June 16, 2009
We have heard about electronic book reading devices for 40 years. One proposed name was Dynabook. There are a few readers out there today. They offer useful beginnings. But they are not yet what I need.
Karen De Koster has written why Amazon's Kindle does not make the grade.
As a scholar by training and an author by trade, I know what serious students need.
1. A screen with at least 600 dots per inch (like paper)
2. A way to change the type size
3. A wide range of easily downloadable digital books and materials
4. Pricing of these materials to reflect no printing costs, shipping costs, or inventory costs
5. A way to add a voice-to-text program like Naturally Speaking
7. A way to add academic note-taking software like NoteScribe
8. A way to type in or speak in keywords for future retrieval
9. A way to listen to text-to-voice versions of the books (earphone jack, output jack for a link to a car radio input jack)

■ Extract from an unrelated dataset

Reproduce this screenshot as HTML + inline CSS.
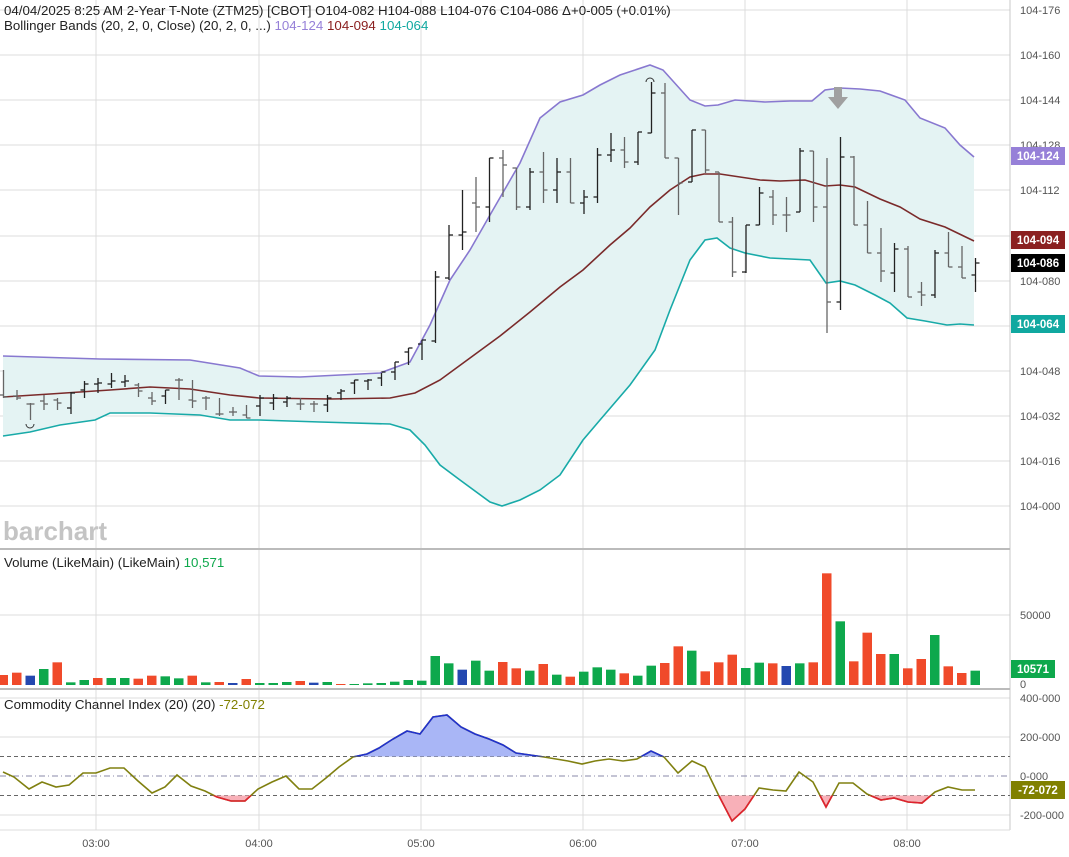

10. A way to download a speed reading training program like Ace Reader
By changing type size, you alter pagination. There would have to be a way to correlate retrieved notes with the original pagination, for citation purposes. That has been a technical barrier.
A user could use Carbonite or another on-line data storage system, so that he is not wiped out if he loses the device.
With Linux, the book reader should sell for no more than $200. Add more for Windows 7.